Filter the entries and keep only the lines where the string "script" appears.

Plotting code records
┄┄┄┄┄┄┄┄┄┄
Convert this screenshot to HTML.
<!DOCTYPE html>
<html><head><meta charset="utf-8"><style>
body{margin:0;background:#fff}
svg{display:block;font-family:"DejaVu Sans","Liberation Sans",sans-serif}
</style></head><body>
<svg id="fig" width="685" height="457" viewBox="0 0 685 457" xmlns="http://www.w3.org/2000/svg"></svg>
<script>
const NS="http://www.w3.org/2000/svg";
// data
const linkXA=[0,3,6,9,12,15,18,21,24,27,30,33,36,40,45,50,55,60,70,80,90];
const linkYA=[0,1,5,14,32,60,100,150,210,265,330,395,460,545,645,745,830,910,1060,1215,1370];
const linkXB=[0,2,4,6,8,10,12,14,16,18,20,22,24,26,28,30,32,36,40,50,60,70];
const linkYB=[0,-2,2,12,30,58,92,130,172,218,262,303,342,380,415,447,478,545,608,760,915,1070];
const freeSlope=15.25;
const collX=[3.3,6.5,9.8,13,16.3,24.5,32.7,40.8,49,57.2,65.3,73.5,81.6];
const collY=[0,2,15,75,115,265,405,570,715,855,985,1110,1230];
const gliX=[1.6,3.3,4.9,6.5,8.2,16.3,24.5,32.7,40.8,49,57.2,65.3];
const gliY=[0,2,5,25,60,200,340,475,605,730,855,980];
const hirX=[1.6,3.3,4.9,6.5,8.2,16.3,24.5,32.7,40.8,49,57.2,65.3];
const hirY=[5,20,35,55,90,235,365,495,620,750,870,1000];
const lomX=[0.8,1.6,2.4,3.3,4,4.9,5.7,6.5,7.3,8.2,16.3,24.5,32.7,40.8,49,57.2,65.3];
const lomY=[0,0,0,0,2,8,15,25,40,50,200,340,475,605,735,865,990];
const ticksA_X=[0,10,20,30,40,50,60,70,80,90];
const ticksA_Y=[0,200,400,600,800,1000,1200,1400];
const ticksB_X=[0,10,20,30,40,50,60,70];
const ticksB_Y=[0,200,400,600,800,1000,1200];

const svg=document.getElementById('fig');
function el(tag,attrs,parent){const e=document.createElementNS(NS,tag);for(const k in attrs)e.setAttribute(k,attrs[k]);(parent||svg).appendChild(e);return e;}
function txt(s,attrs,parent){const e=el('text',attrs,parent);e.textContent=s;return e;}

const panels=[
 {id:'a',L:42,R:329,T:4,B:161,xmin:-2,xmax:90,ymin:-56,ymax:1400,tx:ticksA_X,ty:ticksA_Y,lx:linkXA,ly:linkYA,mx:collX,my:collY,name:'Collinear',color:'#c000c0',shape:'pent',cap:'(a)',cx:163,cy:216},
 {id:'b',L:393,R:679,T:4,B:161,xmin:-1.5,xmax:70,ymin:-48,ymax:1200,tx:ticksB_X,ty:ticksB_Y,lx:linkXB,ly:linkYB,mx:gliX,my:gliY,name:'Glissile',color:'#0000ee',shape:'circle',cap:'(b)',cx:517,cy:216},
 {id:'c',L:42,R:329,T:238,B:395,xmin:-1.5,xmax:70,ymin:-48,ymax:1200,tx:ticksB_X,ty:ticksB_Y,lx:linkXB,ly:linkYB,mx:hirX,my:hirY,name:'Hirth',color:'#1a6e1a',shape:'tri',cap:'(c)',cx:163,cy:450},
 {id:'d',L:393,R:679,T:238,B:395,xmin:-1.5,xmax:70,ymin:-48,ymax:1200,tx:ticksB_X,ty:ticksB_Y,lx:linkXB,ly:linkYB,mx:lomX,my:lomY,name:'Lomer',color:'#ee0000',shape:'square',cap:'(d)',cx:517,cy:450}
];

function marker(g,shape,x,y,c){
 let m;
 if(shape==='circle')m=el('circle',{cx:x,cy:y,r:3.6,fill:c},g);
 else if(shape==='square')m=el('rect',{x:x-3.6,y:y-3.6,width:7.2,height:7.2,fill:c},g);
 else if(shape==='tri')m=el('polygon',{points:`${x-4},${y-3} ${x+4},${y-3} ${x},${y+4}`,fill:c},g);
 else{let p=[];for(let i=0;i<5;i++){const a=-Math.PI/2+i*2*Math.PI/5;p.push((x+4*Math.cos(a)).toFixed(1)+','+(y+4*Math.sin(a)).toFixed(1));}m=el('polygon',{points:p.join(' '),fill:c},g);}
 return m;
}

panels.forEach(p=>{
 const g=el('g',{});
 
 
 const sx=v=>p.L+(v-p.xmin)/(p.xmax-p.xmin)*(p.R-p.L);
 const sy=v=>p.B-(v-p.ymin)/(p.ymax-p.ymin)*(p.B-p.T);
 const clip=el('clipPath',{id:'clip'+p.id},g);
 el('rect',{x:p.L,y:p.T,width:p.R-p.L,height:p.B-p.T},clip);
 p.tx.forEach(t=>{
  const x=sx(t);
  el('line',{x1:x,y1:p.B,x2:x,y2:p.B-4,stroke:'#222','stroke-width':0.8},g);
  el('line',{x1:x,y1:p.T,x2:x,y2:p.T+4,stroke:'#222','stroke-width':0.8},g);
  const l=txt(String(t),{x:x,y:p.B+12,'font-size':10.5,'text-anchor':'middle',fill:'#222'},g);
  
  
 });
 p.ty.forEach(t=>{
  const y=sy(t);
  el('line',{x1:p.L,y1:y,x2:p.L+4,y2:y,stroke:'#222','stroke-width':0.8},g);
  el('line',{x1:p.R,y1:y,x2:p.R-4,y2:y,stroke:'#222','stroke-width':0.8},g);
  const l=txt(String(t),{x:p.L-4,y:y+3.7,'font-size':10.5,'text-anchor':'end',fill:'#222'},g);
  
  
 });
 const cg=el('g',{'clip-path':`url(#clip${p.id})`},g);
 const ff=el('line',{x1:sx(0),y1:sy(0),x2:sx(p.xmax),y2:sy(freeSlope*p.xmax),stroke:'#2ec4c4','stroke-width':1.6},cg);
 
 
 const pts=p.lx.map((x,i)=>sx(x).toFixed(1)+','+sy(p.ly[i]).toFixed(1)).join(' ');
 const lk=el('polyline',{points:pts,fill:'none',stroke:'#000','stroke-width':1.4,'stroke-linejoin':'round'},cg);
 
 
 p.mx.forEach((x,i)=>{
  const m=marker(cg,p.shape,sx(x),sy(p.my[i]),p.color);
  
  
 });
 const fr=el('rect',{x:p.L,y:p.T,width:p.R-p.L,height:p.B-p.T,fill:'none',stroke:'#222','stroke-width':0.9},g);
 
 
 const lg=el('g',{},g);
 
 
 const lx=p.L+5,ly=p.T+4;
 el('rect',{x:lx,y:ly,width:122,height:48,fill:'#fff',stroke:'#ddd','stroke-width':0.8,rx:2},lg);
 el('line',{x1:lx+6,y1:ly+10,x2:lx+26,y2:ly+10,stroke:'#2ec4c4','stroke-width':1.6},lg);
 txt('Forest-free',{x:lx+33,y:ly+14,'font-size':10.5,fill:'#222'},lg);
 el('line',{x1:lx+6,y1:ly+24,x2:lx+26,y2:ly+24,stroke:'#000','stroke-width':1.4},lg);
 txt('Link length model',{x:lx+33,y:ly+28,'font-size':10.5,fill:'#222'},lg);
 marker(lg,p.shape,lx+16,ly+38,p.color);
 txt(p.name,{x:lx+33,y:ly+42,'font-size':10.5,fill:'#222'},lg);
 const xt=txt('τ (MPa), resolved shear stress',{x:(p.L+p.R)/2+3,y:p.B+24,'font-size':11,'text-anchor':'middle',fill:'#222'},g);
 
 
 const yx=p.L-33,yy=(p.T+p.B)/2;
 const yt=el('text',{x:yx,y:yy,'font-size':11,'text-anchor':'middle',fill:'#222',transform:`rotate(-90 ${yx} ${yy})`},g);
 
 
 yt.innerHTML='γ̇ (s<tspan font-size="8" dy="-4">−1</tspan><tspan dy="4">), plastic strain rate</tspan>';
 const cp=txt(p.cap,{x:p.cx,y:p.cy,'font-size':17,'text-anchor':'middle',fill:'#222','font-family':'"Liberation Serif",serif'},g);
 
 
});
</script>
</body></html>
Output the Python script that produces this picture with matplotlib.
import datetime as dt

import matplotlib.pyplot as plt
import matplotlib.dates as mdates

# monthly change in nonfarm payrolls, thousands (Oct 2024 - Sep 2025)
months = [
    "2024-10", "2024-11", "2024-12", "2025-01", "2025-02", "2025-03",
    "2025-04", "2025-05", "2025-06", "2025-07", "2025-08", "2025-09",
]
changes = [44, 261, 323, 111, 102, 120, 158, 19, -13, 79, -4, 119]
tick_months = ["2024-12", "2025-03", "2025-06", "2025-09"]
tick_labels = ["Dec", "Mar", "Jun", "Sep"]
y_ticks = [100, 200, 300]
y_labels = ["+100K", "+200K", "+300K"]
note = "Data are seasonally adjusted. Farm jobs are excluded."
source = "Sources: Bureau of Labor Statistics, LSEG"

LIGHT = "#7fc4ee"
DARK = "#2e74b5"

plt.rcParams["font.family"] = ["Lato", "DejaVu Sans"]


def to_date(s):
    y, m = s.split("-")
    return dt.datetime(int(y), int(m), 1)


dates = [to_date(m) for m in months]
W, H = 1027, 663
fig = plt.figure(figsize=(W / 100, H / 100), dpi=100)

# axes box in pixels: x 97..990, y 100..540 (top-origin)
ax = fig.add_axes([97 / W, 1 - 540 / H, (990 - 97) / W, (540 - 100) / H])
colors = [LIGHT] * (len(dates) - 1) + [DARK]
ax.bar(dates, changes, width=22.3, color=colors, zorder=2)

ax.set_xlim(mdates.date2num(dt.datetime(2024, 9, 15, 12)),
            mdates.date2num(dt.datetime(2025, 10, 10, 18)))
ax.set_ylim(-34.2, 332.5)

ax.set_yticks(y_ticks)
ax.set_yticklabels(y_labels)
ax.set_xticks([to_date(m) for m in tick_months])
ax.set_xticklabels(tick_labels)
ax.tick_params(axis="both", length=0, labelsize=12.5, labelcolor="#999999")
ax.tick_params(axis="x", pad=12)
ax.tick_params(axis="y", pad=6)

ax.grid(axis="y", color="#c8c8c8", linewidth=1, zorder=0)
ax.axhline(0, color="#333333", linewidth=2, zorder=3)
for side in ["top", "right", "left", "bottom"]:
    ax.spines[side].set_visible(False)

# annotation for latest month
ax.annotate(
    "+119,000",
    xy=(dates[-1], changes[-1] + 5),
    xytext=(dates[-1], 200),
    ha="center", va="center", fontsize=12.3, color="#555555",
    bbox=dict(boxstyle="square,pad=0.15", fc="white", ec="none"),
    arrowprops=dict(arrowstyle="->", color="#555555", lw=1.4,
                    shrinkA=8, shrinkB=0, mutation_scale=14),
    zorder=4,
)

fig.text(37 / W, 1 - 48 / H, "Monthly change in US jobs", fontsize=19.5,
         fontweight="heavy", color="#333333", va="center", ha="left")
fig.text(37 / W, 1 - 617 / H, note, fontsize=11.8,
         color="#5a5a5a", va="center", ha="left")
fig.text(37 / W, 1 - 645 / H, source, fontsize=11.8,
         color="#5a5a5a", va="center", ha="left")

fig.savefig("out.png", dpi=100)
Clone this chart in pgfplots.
┄┄┄┄┄┄┄┄┄┄
Answer for this exercise -
<script>
</script>
Output the Python script that produces this picture with matplotlib.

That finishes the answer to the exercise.